By November 2, 2023No Comments

By Jason W. Brooks | Daily Independent

In the year since the Arizona Legislature passed Senate Bill 1168, a law requiring short-term rental operators to obtain a license, Scottsdale implemented a city ordinance, created a short-term rental police unit and is seeking further regulation rights from Arizona lawmakers.

Yet, the Scottsdale short-term rental market has continued to expand by 16% since 2022, according to AirDNA, a data collection website dedicated to tracking listings on Airbnb and Vrbo.

“SB1168 was supposed to be the solution,” said Bill Hunter, creator of Neighbors Not Nightmares, a grassroots movement seeking to restore peace in residential neighborhoods. “It’s made (the problem) substantially worse.”

Hunter, a self-proclaimed snowbird, spends half his year in Japan and the other half in Paradise Valley, where his once peaceful cul-de-sac has now become a host to a neighborhood event center in the form of a single-family home rented out through Airbnb.

The creation of Neighbors Not Nightmares came from the first couple incidences Hunter had with his local short-term rental, which hosted parties with up to 35 people in the home at once, with their cars spread throughout the cul-de-sac, food trucks, stages and a band that led to the police being called.

Incidences such as Hunter’s led to the Scottsdale Police Department to create its short-term rental unit, according to department spokesman Officer Aaron Bolin.

“We always try to work with the renters, the owners, and also the residents that live in that neighborhood all the time,” Bolin said. “We do know that it affects them the most.
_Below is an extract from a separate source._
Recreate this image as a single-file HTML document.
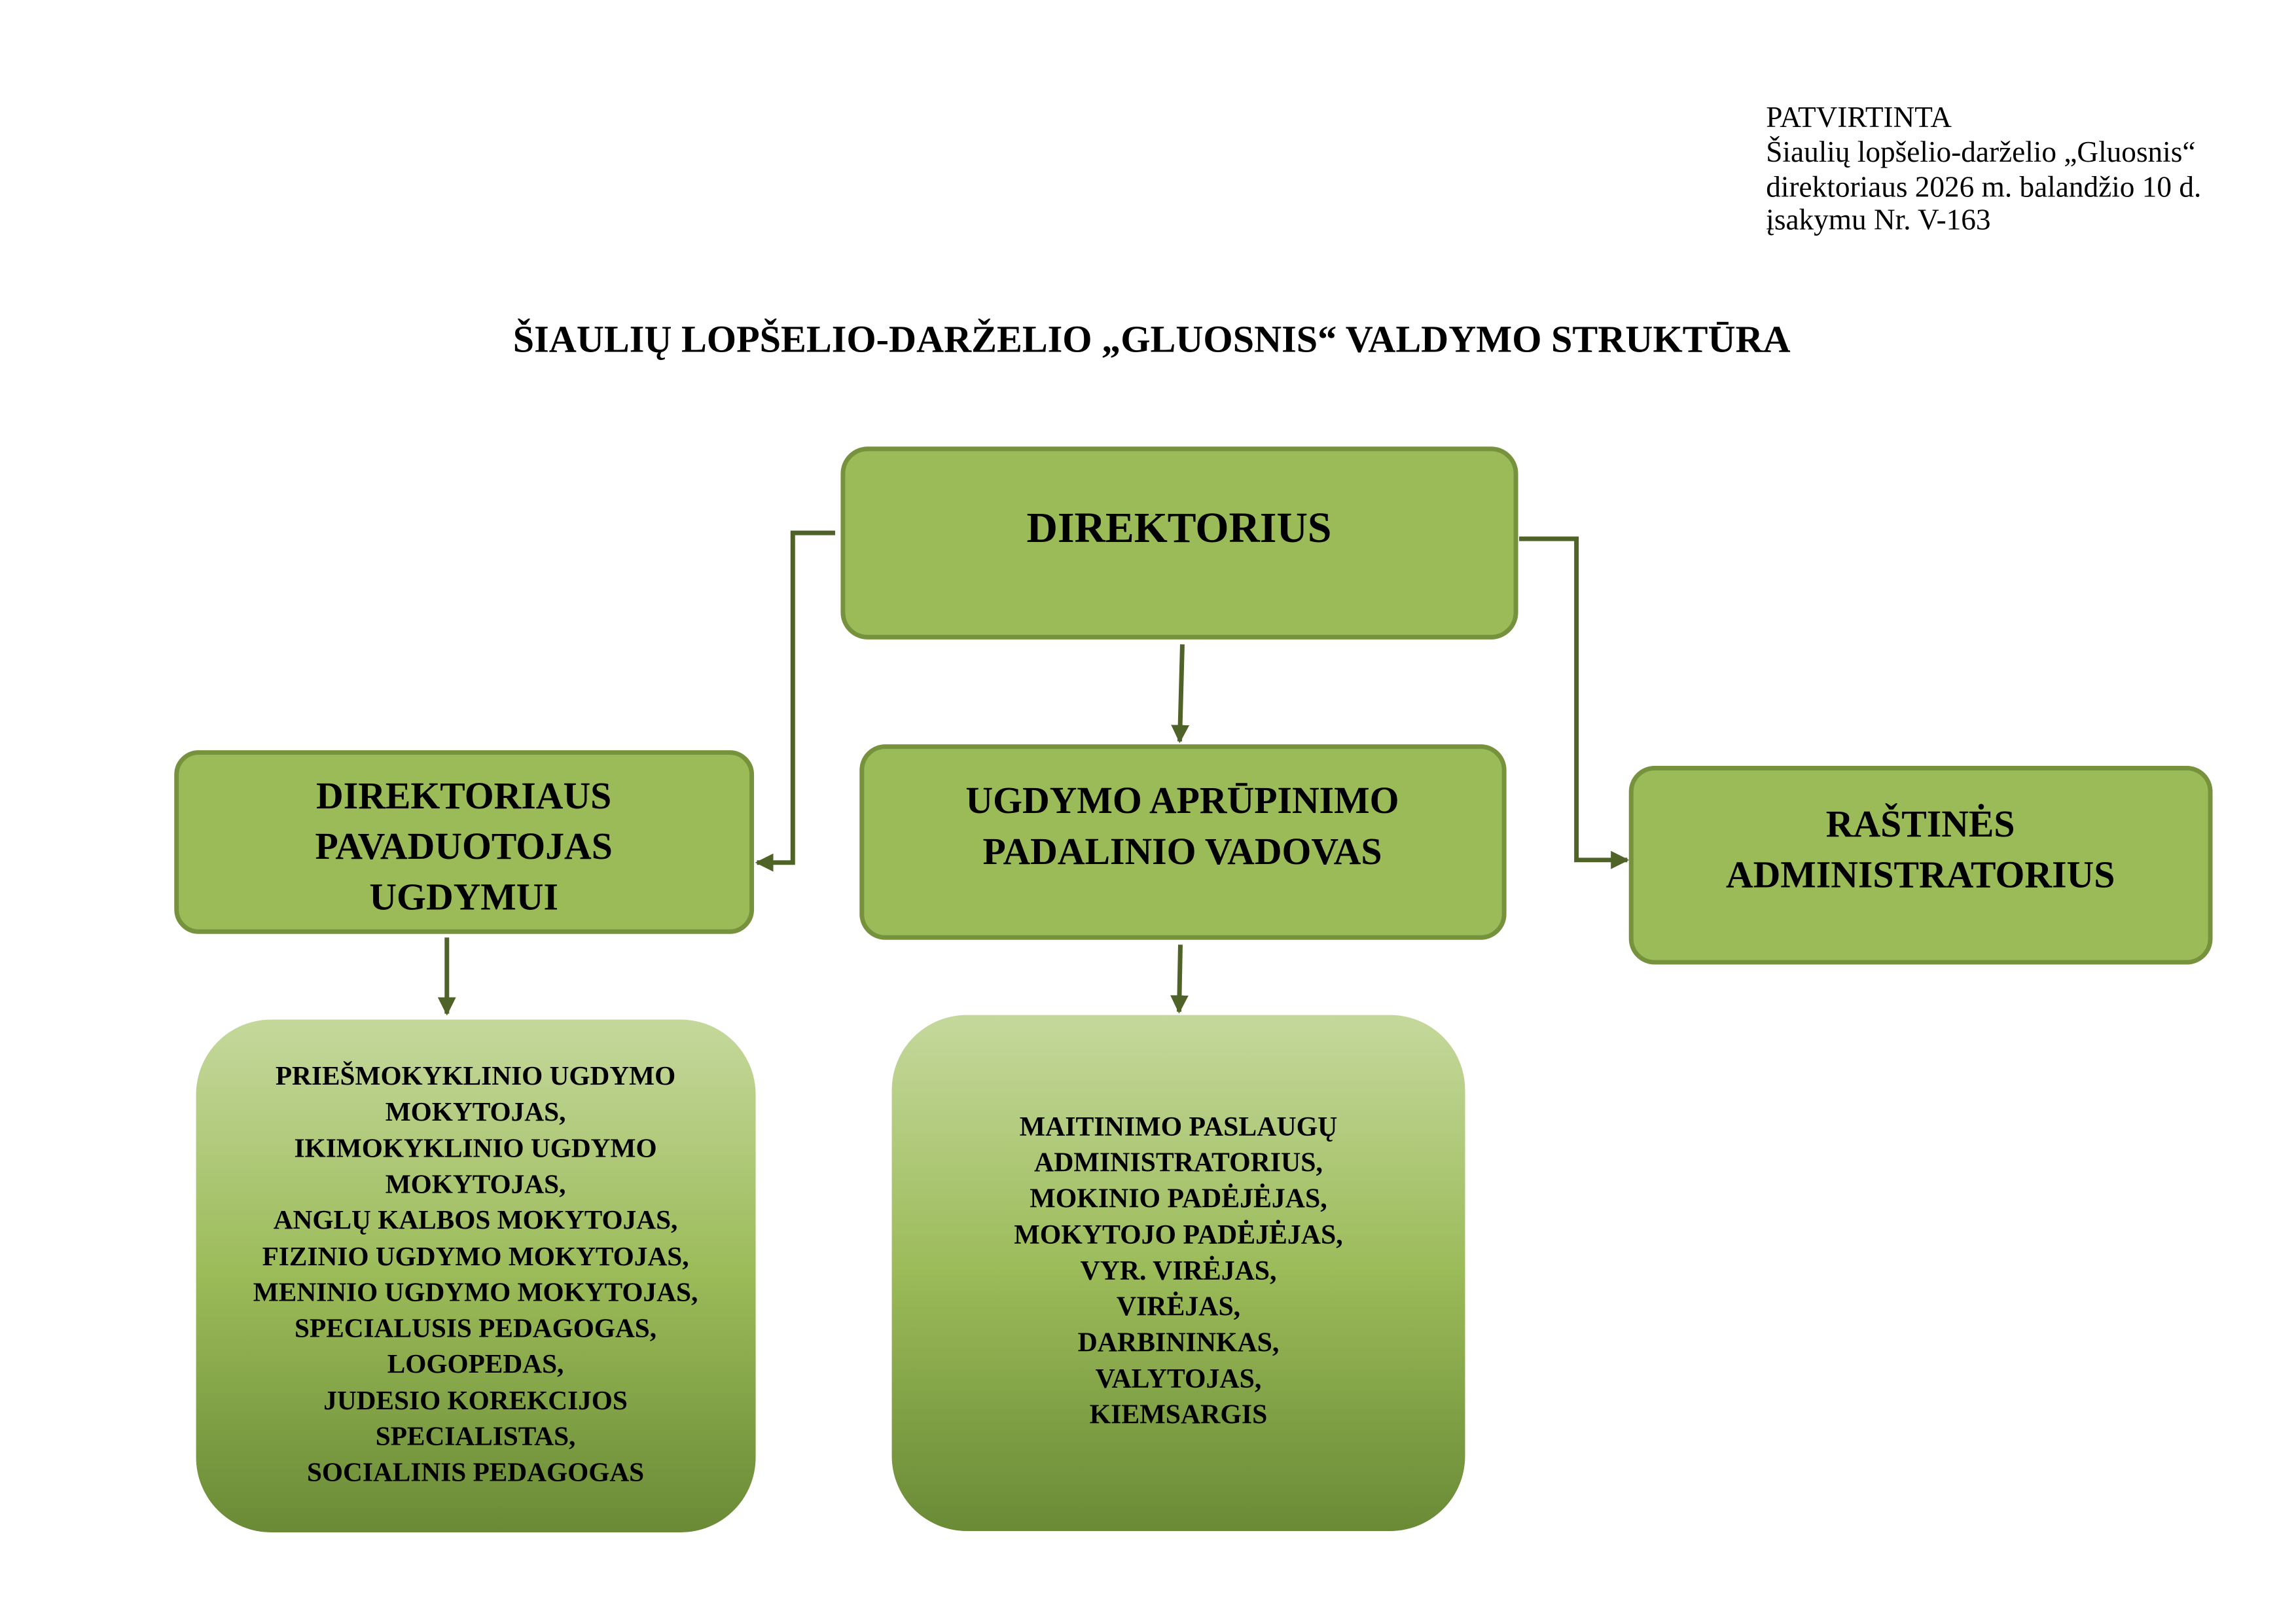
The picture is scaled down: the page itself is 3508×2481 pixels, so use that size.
<!DOCTYPE html>
<html><head><meta charset="utf-8"><style>
html,body{margin:0;padding:0;background:#fff;}
svg{display:block;}
text{font-family:"Liberation Serif",serif;fill:#000;}
</style></head><body>
<svg width="3508" height="2481" viewBox="0 0 3508 2481" xmlns="http://www.w3.org/2000/svg">
<defs>
<linearGradient id="g" x1="0" y1="0" x2="0" y2="1">
<stop offset="0" stop-color="#c5d89c"/>
<stop offset="0.5" stop-color="#9bbb59"/>
<stop offset="1" stop-color="#6a8a36"/>
</linearGradient>
<marker id="a" viewBox="0 0 10 10" refX="9" refY="5" markerWidth="4" markerHeight="4" orient="auto" markerUnits="strokeWidth">
<path d="M0,0 L10,5 L0,10 z" fill="#4f6228"/>
</marker>
</defs>
<g transform="scale(0.9953)">
<g font-size="45.5">
<text x="2711" y="195">PATVIRTINTA</text>
<text x="2711" y="248">Šiaulių lopšelio-darželio „Gluosnis“</text>
<text x="2711" y="302">direktoriaus 2026 m. balandžio 10 d.</text>
<text x="2711" y="352">įsakymu Nr. V-163</text>
</g>
<text x="1768" y="540" font-size="58.5" font-weight="bold" text-anchor="middle">ŠIAULIŲ LOPŠELIO-DARŽELIO „GLUOSNIS“ VALDYMO STRUKTŪRA</text>

<g fill="#9bbb59" stroke="#76923c" stroke-width="7">
<rect x="1294" y="689" width="1033" height="289" rx="38"/>
<rect x="271" y="1155" width="883" height="275" rx="34"/>
<rect x="1323" y="1146" width="986" height="293" rx="36"/>
<rect x="2504" y="1179" width="889" height="298" rx="36"/>
</g>
<rect x="301" y="1565" width="859" height="787" rx="115" fill="url(#g)"/>
<rect x="1369" y="1558" width="880" height="792" rx="115" fill="url(#g)"/>

<g stroke="#4f6228" stroke-width="7" fill="none">
<polyline points="1282,818 1217,818 1217,1324 1162,1324" marker-end="url(#a)"/>
<polyline points="2332,827 2420,827 2420,1320 2498,1320" marker-end="url(#a)"/>
<line x1="1815" y1="989" x2="1811" y2="1138" marker-end="url(#a)"/>
<line x1="686" y1="1439" x2="686" y2="1556" marker-end="url(#a)"/>
<line x1="1812" y1="1450" x2="1810" y2="1553" marker-end="url(#a)"/>
</g>

<g font-weight="bold" text-anchor="middle">
<text x="1810" y="832" font-size="66">DIREKTORIUS</text>
<g font-size="58">
<text x="712" y="1241">DIREKTORIAUS</text>
<text x="712" y="1318">PAVADUOTOJAS</text>
<text x="712" y="1396">UGDYMUI</text>
<text x="1815" y="1248">UGDYMO APRŪPINIMO</text>
<text x="1815" y="1326">PADALINIO VADOVAS</text>
<text x="2948" y="1284">RAŠTINĖS</text>
<text x="2948" y="1362">ADMINISTRATORIUS</text>
</g>
<g font-size="41.5">
<text x="730" y="1665">PRIEŠMOKYKLINIO UGDYMO</text>
<text x="730" y="1720">MOKYTOJAS,</text>
<text x="730" y="1776">IKIMOKYKLINIO UGDYMO</text>
<text x="730" y="1831">MOKYTOJAS,</text>
<text x="730" y="1886">ANGLŲ KALBOS MOKYTOJAS,</text>
<text x="730" y="1942">FIZINIO UGDYMO MOKYTOJAS,</text>
<text x="730" y="1997">MENINIO UGDYMO MOKYTOJAS,</text>
<text x="730" y="2052">SPECIALUSIS PEDAGOGAS,</text>
<text x="730" y="2107">LOGOPEDAS,</text>
<text x="730" y="2163">JUDESIO KOREKCIJOS</text>
<text x="730" y="2218">SPECIALISTAS,</text>
<text x="730" y="2273">SOCIALINIS PEDAGOGAS</text>
</g>
<g font-size="42">
<text x="1809" y="1743">MAITINIMO PASLAUGŲ</text>
<text x="1809" y="1798">ADMINISTRATORIUS,</text>
<text x="1809" y="1853">MOKINIO PADĖJĖJAS,</text>
<text x="1809" y="1909">MOKYTOJO PADĖJĖJAS,</text>
<text x="1809" y="1964">VYR. VIRĖJAS,</text>
<text x="1809" y="2019">VIRĖJAS,</text>
<text x="1809" y="2074">DARBININKAS,</text>
<text x="1809" y="2130">VALYTOJAS,</text>
<text x="1809" y="2185">KIEMSARGIS</text>
</g>
</g>
</g>
</svg>
</body></html>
They’re the ones who often feel that their neighborhood peace is being disturbed. Sometimes it’s negligence on the part of the renters and sometimes it’s ignorance. So educating people first and then if educating doesn’t work, a warning and possibly a fine.”

One sergeant is assigned to the unit, which specializes in Arizona short-term rental laws, but Scottsdale police hope to have a fully staffed unit with four officers along with one police aide, according to Bolin.